For CHROs and CEOs, this raises a critical question: Why does traditional classroom training fail at the executive level?
Every year, companies allocate millions of rupees to corporate training programs. Senior executives are gathered in air-conditioned conference rooms, handed colourful notebooks, and subjected to hours of dense PowerPoint presentations. Yet, within less than a week, the retention rate drops close to zero. The workplace behaviour remains completely unchanged.

The answer lies deep within human psychology. Senior executives and Top-to-Middle level decision-makers do not suffer from a lack of information; they suffer from behavioural immunity to change. Classroom setups appeal only to the conscious, analytical brain. However, real workplace transformations—like breaking down silos, managing crisis pressure, and dropping ego boundaries—require a deeper subconscious realignment.
The Flaw of “Intellectual Agreement”
In an indoor seminar, when a slide displays “The 5 Principles of Empathetic Leadership,” every manager nods in agreement. But intellectual agreement does not equal behavioural adoption. In a comfortable room, the human ego maintains its defense mechanisms. True default behaviours—such as micromanagement, defensive communication, or a blame-game mindset—never surface in a classroom sandbox.
This is where an Outbound Experiential Framework completely rewrites the training model.
Breaking the Default Subconscious Patterns
When you take an executive team out into neutral, unstructured wilderness environments, their corporate titles lose meaning. Strung up on a high-ropes challenge, navigating an unpredictable outdoor obstacle, or managing team logistics with limited resources, individuals cannot fake their reactions.

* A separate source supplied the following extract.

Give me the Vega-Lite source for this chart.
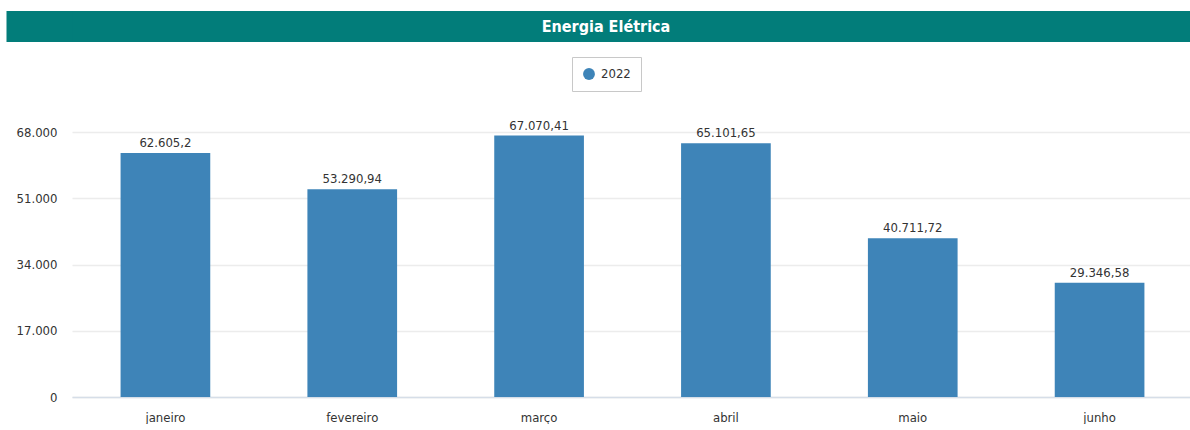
{
  "$schema": "https://vega.github.io/schema/vega-lite/v6.json",
  "padding": {"left": 7, "top": 11, "right": 0, "bottom": 0},
  "background": "white",
  "columns": 1,
  "align": "none",
  "spacing": 14,
  "resolve": {"scale": {"color": "independent"}, "legend": {"color": "independent"}},
  "config": {
    "locale": {"number": {"decimal": ",", "thousands": ".", "grouping": [3], "currency": ["R$", ""]}},
    "font": "DejaVu Sans Condensed, sans-serif",
    "view": {"stroke": null}
  },
  "concat": [
    {
      "width": 1133,
      "height": 31,
      "view": {"fill": "#027D7A", "stroke": null},
      "data": {"values": [{"t": "Energia Elétrica"}]},
      "mark": {"type": "text", "fontWeight": "bold", "fontSize": 16, "color": "white", "dx": -32.5, "font": "DejaVu Sans Condensed, sans-serif"},
      "encoding": {
        "text": {"field": "t"},
        "y": {
          "field": "t",
          "type": "nominal",
          "axis": {
            "title": null,
            "labels": false,
            "ticks": false,
            "grid": false,
            "translate": 0,
            "domainColor": "#027D7A",
            "domainWidth": 66,
            "offset": 32.5
          }
        }
      }
    },
    {
      "width": 1121,
      "height": 265,
      "data": {
        "values": [
          {"mes": "janeiro", "valor": 62605.2, "ano": "2022"},
          {"mes": "fevereiro", "valor": 53290.94, "ano": "2022"},
          {"mes": "março", "valor": 67070.41, "ano": "2022"},
          {"mes": "abril", "valor": 65101.65, "ano": "2022"},
          {"mes": "maio", "valor": 40711.72, "ano": "2022"},
          {"mes": "junho", "valor": 29346.58, "ano": "2022"}
        ]
      },
      "encoding": {
        "x": {
          "field": "mes",
          "type": "nominal",
          "sort": null,
          "scale": {"paddingInner": 0.52, "paddingOuter": 0.26},
          "axis": {
            "title": null,
            "labelAngle": 0,
            "labelFontSize": 13,
            "labelColor": "#333333",
            "labelPadding": 14,
            "ticks": false,
            "domainColor": "#D6DEE8",
            "domainWidth": 1.5
          }
        },
        "y": {
          "field": "valor",
          "type": "quantitative",
          "scale": {"domain": [0, 68000], "nice": false},
          "axis": {
            "title": null,
            "values": [0, 17000, 34000, 51000, 68000],
            "format": ",d",
            "labelFontSize": 13,
            "labelColor": "#333333",
            "labelPadding": 15,
            "ticks": false,
            "domain": false,
            "gridColor": "#ECECEC",
            "gridWidth": 1.5,
            "minExtent": 65
          }
        }
      },
      "layer": [
        {
          "mark": {"type": "bar"},
          "encoding": {
            "color": {
              "field": "ano",
              "type": "nominal",
              "scale": {"range": ["#3E84B8"]},
              "legend": {
                "title": null,
                "orient": "none",
                "legendX": 500,
                "legendY": -75,
                "symbolType": "circle",
                "symbolSize": 140,
                "labelFontSize": 13,
                "labelColor": "#333333",
                "labelOffset": 5,
                "padding": 10,
                "strokeColor": "#C8C8C8",
                "fillColor": "white"
              }
            }
          }
        },
        {
          "mark": {"type": "text", "baseline": "alphabetic", "dy": -6, "fontSize": 13, "color": "#333333"},
          "encoding": {
            "text": {"field": "valor", "type": "quantitative", "format": ",.2~f"}
          }
        }
      ]
    }
  ]
}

The subconscious brain takes over, and real behavioural patterns emerge instantly:
- Who steps up to lead under sudden chaos?
- Who stops communicating when things go wrong?
- How does the team handle a calculated risk failure?
By stepping out of the comfort zone, the defensive walls drop. The expert moderator can then lead live debriefing sessions, helping leaders look directly into their operational mirrors and translate those outdoor real-time realisation back into corporate boardroom strategies.